Ich kaufe ein Glas Honig und ein paar Haribo-Tüten, um beides ins Vereinte Königreich zu schicken. Als ich bei der Post den Preis für den Versand höre, stockt mir fast der Atem – und ich versende das Paket trotzdem. Auf dem Weg nach Hause beruhige ich mich mit dem Gedanken, wofür ich alles kein Geld ausgebe: teures Make Up, Schmuck, häufiges Essengehen, Flugreisen, ein zweites Auto, neueste Technik … Ich hatte das Geld übrig, dieses Päckchen zu verschicken, der Adressat ist es mir wert. Dennoch: In mir drin meldet sich ein unüberhörbares Stimmchen, das `zu teuer´ flüstert.

Dabei sind Dinge nicht nur objektiv teuer, sondern auch relativ.

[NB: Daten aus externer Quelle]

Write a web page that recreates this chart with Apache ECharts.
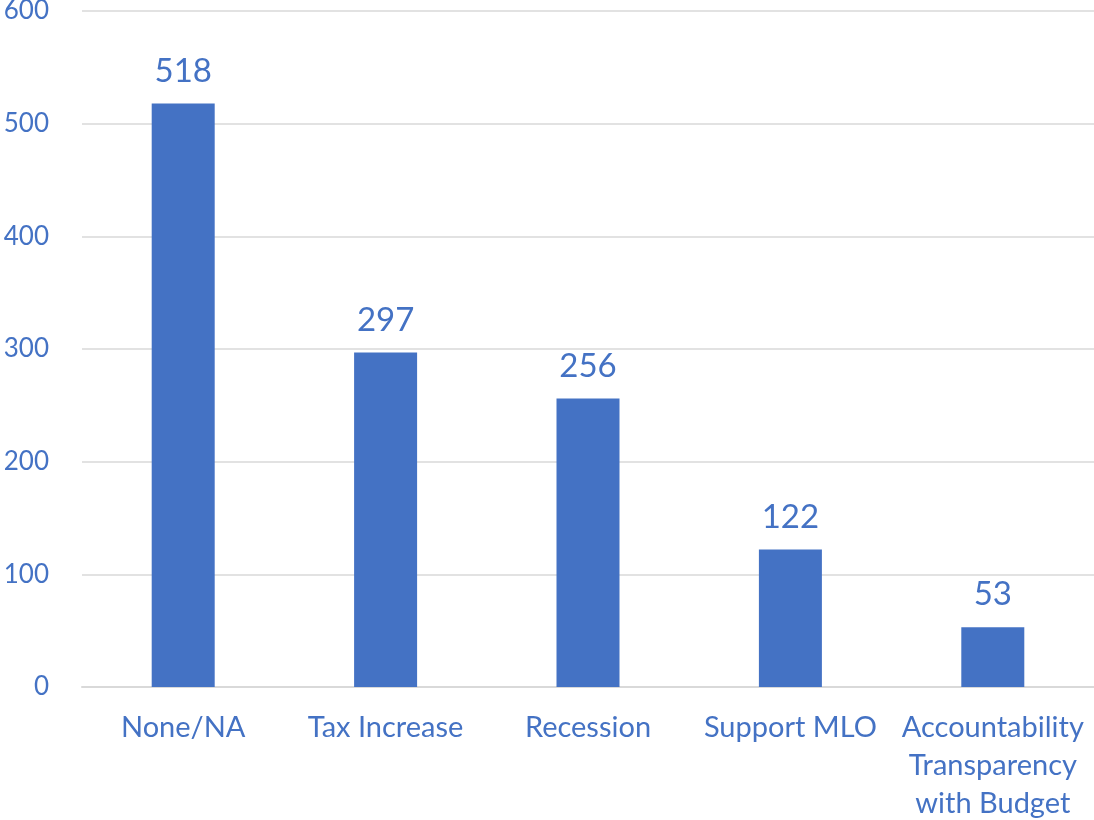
<!DOCTYPE html>
<html>
<head>
<meta charset="utf-8">
<script src="https://cdn.jsdelivr.net/npm/echarts@6/dist/echarts.min.js"></script>
<style>
  html, body { margin: 0; padding: 0; background: #fff; }
  #chart { width: 1094px; height: 820px; }
</style>
</head>
<body>
<div id="chart"></div>
<script>
const categories = ['None/NA', 'Tax Increase', 'Recession', 'Support MLO', 'Accountability\nTransparency\nwith Budget'];
const counts = [518, 297, 256, 122, 53];
const yTicks = { min: 0, max: 600, interval: 100 };

const blue = '#4472C4';
const font = 'Lato, "Open Sans", sans-serif';

const chart = echarts.init(document.getElementById('chart'));
chart.setOption({
  animation: false,
  grid: { left: 82, right: 0, top: 11, bottom: 133, outerBoundsMode: 'none', containLabel: false },
  xAxis: {
    type: 'category',
    data: categories,
    axisLine: { lineStyle: { color: '#d9d9d9', width: 2 } },
    axisTick: { show: false },
    axisLabel: {
      color: blue, fontSize: 29, fontFamily: font,
      margin: 22, lineHeight: 38, interval: 0
    }
  },
  yAxis: {
    type: 'value',
    min: yTicks.min, max: yTicks.max, interval: yTicks.interval,
    axisLine: { show: false },
    axisTick: { show: false },
    splitLine: { lineStyle: { color: '#d9d9d9', width: 1.5 } },
    axisLabel: { color: blue, fontSize: 26, fontFamily: font, margin: 33 }
  },
  series: [{
    type: 'bar',
    data: counts,
    barWidth: 63,
    itemStyle: { color: blue },
    label: {
      show: true, position: 'top', distance: 16,
      color: blue, fontSize: 33, fontFamily: font
    }
  }]
});
</script>
</body>
</html>
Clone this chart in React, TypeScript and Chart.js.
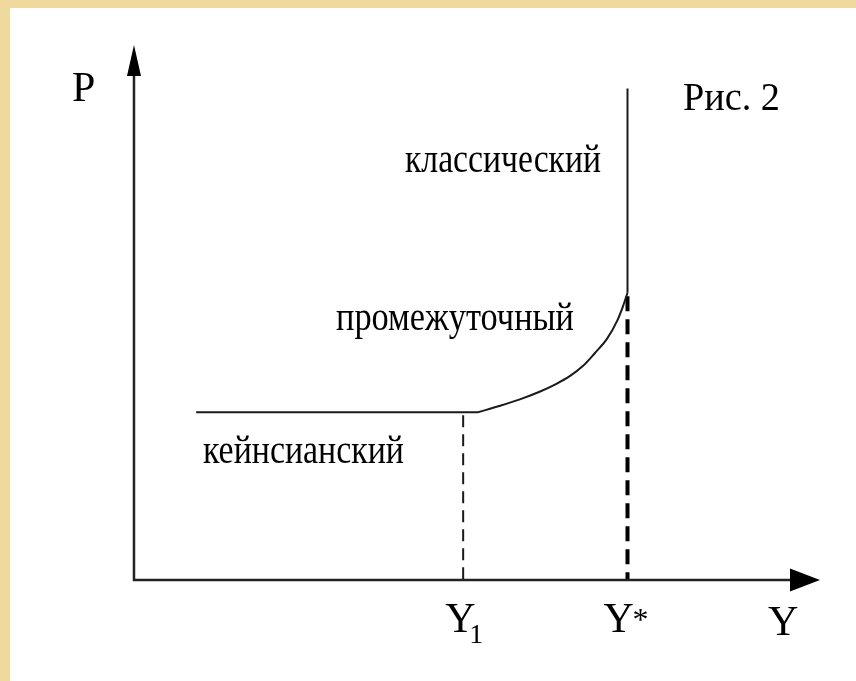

Verglichen damit, dass eine Schachtel Zigaretten mittlerweile 7€ kostet, ist ein Brot vom Bäcker seine vier, fünf Euro wert: Zigaretten kann ich rauchen, Brot muss ich essen. Wenn ich ein schickes Auto der neuesten Generation lease, nur um `mithalten zu können´, wäre der Griff zu einem gebrauchten Wagen deutlich günstiger – und außerdem noch gut fürs Selbstbewusstsein.

Und: In Relation zu den 50€, die meine Nachbarin kürzlich für überhöhte Geschwindigkeit zahlen musste, war mein Paket nicht teuer – und macht niemanden ärgerlich, aber jemanden glücklich.